PROBLEM ->
Retype, please, the listing from its opening line through the line that contains "W_PX, H_PX = 699, 383", both included, without the pictures.

▬▬▬

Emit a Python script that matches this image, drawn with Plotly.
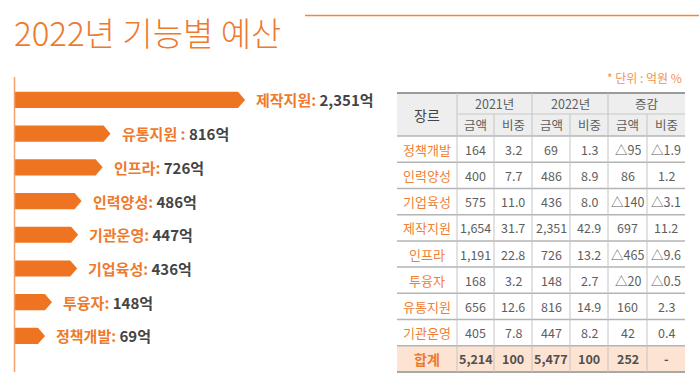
import plotly.graph_objects as go

W_PX, H_PX = 699, 383

# ---------------- data ----------------
title_text = "2022년 기능별 예산"
categories = ["제작지원", "유통지원", "인프라", "인력양성", "기관운영", "기업육성", "투융자", "정책개발"]
values = [2351, 816, 726, 486, 447, 436, 148, 69]
separators = [": ", " : ", ": ", ": ", ": ", ": ", ": ", ": "]
unit_suffix = "억"

unit_note = "* 단위 : 억원 %"
header_genre = "장르"
header_years = ["2021년", "2022년", "증감"]
header_sub = ["금액", "비중"]
table_rows = ["정책개발", "인력양성", "기업육성", "제작지원", "인프라", "투융자", "유통지원", "기관운영"]
amt_2021 = [164, 400, 575, 1654, 1191, 168, 656, 405]
share_2021 = [3.2, 7.7, 11.0, 31.7, 22.8, 3.2, 12.6, 7.8]
amt_2022 = [69, 486, 436, 2351, 726, 148, 816, 447]
share_2022 = [1.3, 8.9, 8.0, 42.9, 13.2, 2.7, 14.9, 8.2]
chg_amt = [-95, 86, -140, 697, -465, -20, 160, 42]
chg_share = [-1.9, 1.2, -3.1, 11.2, -9.6, -0.5, 2.3, 0.4]
total_label = "합계"
totals = ["5,214", "100", "5,477", "100", "252", "-"]

# ---------------- styles ----------------
ORANGE = "#EE7421"
ORANGE_TXT = "#EE7A2D"
ORANGE_LIGHT = "#F3A26C"
GREY_TXT = "#5E5E5E"
DARK_TXT = "#444444"
FONT = "Noto Sans CJK KR"


def px_x(p):
    return p / W_PX


def px_y(p):
    return 1 - p / H_PX


fig = go.Figure()

# ---------------- left: arrow bars ----------------
x_min, x_max = -285, 3000
plot_left, plot_right = 14, 302
tip_units = 80
half_h = 0.24

for i, v in enumerate(values):
    xs = [x_min, v - tip_units, v, v - tip_units, x_min, x_min]
    ys = [i - half_h, i - half_h, i, i + half_h, i + half_h, i - half_h]
    fig.add_trace(go.Scatter(x=xs, y=ys, mode="lines", fill="toself",
                             fillcolor=ORANGE, line=dict(width=0, color=ORANGE),
                             hoverinfo="skip", showlegend=False,
                             xaxis="x", yaxis="y"))

for i, (c, v, s) in enumerate(zip(categories, values, separators)):
    fig.add_annotation(
        x=v, y=i, xref="x", yref="y", xanchor="left", yanchor="middle",
        xshift=9, showarrow=False,
        text=f"<b><span style='color:{ORANGE_TXT}'>{c}{s}</span>{v:,}{unit_suffix}</b>",
        font=dict(family=FONT, size=15, color=DARK_TXT))

fig.update_layout(
    xaxis=dict(domain=[px_x(plot_left), px_x(plot_right)], range=[x_min, x_max],
               visible=False, fixedrange=True),
    yaxis=dict(domain=[px_y(372), px_y(77)], range=[8.07, -0.68],
               visible=False, fixedrange=True),
)

shapes = []
# vertical baseline
shapes.append(dict(type="line", xref="paper", yref="paper",
                   x0=px_x(14.5), x1=px_x(14.5), y0=px_y(77), y1=px_y(372),
                   line=dict(color=ORANGE_LIGHT, width=1.5)))
# top right rule
shapes.append(dict(type="line", xref="paper", yref="paper",
                   x0=px_x(305), x1=1, y0=px_y(15.5), y1=px_y(15.5),
                   line=dict(color="#EF8A3C", width=1.5)))

# ---------------- title ----------------
fig.add_annotation(x=px_x(12), y=px_y(32), xref="paper", yref="paper",
                   xanchor="left", yanchor="middle", showarrow=False,
                   text=title_text,
                   font=dict(family=FONT, size=33, color="#EE7A2D", weight=300))

# ---------------- table ----------------
col_edges = [397, 457, 494, 532, 570, 608, 647, 685]
hdr_top, hdr_mid, hdr_bot = 93, 114, 136
row_h = (372 - hdr_bot) / 9
row_edges = [hdr_bot + row_h * k for k in range(10)]

# backgrounds
shapes.append(dict(type="rect", xref="paper", yref="paper", layer="below",
                   x0=px_x(col_edges[0]), x1=px_x(col_edges[-1]),
                   y0=px_y(hdr_bot), y1=px_y(hdr_top),
                   fillcolor="#EEEEEE", line=dict(width=0)))
shapes.append(dict(type="rect", xref="paper", yref="paper", layer="below",
                   x0=px_x(col_edges[0]), x1=px_x(col_edges[-1]),
                   y0=px_y(row_edges[-1]), y1=px_y(row_edges[-2]),
                   fillcolor="#FCE3D2", line=dict(width=0)))


def hline(y, x0, x1, color, width):
    shapes.append(dict(type="line", xref="paper", yref="paper",
                       x0=px_x(x0), x1=px_x(x1), y0=px_y(y), y1=px_y(y),
                       line=dict(color=color, width=width)))


def vline(x, y0, y1, color, width):
    shapes.append(dict(type="line", xref="paper", yref="paper",
                       x0=px_x(x), x1=px_x(x), y0=px_y(y0), y1=px_y(y1),
                       line=dict(color=color, width=width)))


L, R = col_edges[0], col_edges[-1]
hline(hdr_top, L, R, "#9A9A9A", 2)
hline(hdr_mid, col_edges[1], R, "#C8C8C8", 1)
for y in row_edges[:-1]:
    hline(y, L, R, "#B4B4B4", 1.5)
hline(row_edges[-1], L, R, "#A8A8A8", 2)
for k in (1, 3, 5):
    vline(col_edges[k], hdr_top, row_edges[-1], "#C4C4C4", 1)
for k in (2, 4, 6):
    vline(col_edges[k], hdr_mid, row_edges[-1], "#C4C4C4", 1)


def cell_text(xc, yc, text, size, color, bold=False, weight=None):
    if bold:
        text = f"<b>{text}</b>"
    f = dict(family=FONT, size=size, color=color)
    if weight:
        f["weight"] = weight
    fig.add_annotation(x=px_x(xc), y=px_y(yc), xref="paper", yref="paper",
                       xanchor="center", yanchor="middle", showarrow=False,
                       text=text, font=f)


# unit note
fig.add_annotation(x=px_x(684), y=px_y(77), xref="paper", yref="paper",
                   xanchor="right", yanchor="middle", showarrow=False,
                   text=unit_note, font=dict(family=FONT, size=12, color="#F0934F"))

# header
cell_text((col_edges[0] + col_edges[1]) / 2, (hdr_top + hdr_bot) / 2, header_genre, 14, DARK_TXT)
for j, hy in enumerate(header_years):
    xc = (col_edges[1 + 2 * j] + col_edges[3 + 2 * j]) / 2
    cell_text(xc, (hdr_top + hdr_mid) / 2, hy, 12.5, GREY_TXT)
    for s, sub in enumerate(header_sub):
        xs = (col_edges[1 + 2 * j + s] + col_edges[2 + 2 * j + s]) / 2
        cell_text(xs, (hdr_mid + hdr_bot) / 2, sub, 12.5, GREY_TXT)


def fmt_amt(v):
    return ("△" if v < 0 else "") + f"{abs(v):,}"


def fmt_share(v):
    return ("△" if v < 0 else "") + f"{abs(v):.1f}"


for r, name in enumerate(table_rows):
    yc = (row_edges[r] + row_edges[r + 1]) / 2
    cell_text((col_edges[0] + col_edges[1]) / 2, yc, name, 13, "#EF7F35")
    vals = [fmt_amt(amt_2021[r]), fmt_share(share_2021[r]),
            fmt_amt(amt_2022[r]), fmt_share(share_2022[r]),
            fmt_amt(chg_amt[r]), fmt_share(chg_share[r])]
    for c, t in enumerate(vals):
        cell_text((col_edges[c + 1] + col_edges[c + 2]) / 2, yc, t, 12.5, GREY_TXT)

yc = (row_edges[-2] + row_edges[-1]) / 2
cell_text((col_edges[0] + col_edges[1]) / 2, yc, total_label, 14, "#EE7A2D", bold=True)
for c, t in enumerate(totals):
    cell_text((col_edges[c + 1] + col_edges[c + 2]) / 2, yc, t, 12.5, "#505050", bold=True)

fig.update_layout(
    width=W_PX, height=H_PX,
    margin=dict(l=0, r=0, t=0, b=0),
    paper_bgcolor="white", plot_bgcolor="rgba(0,0,0,0)",
    shapes=shapes, showlegend=False,
    font=dict(family=FONT),
)

fig.write_html("out.html",
               config={"displayModeBar": False, "staticPlot": True},
               post_script="document.body.style.margin='0';document.body.style.overflow='hidden';")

▬▬▬

SOLUTION TO THIS EXERCISE ->
Emit a Python script that matches this image, drawn with Plotly.
import plotly.graph_objects as go

W_PX, H_PX = 699, 383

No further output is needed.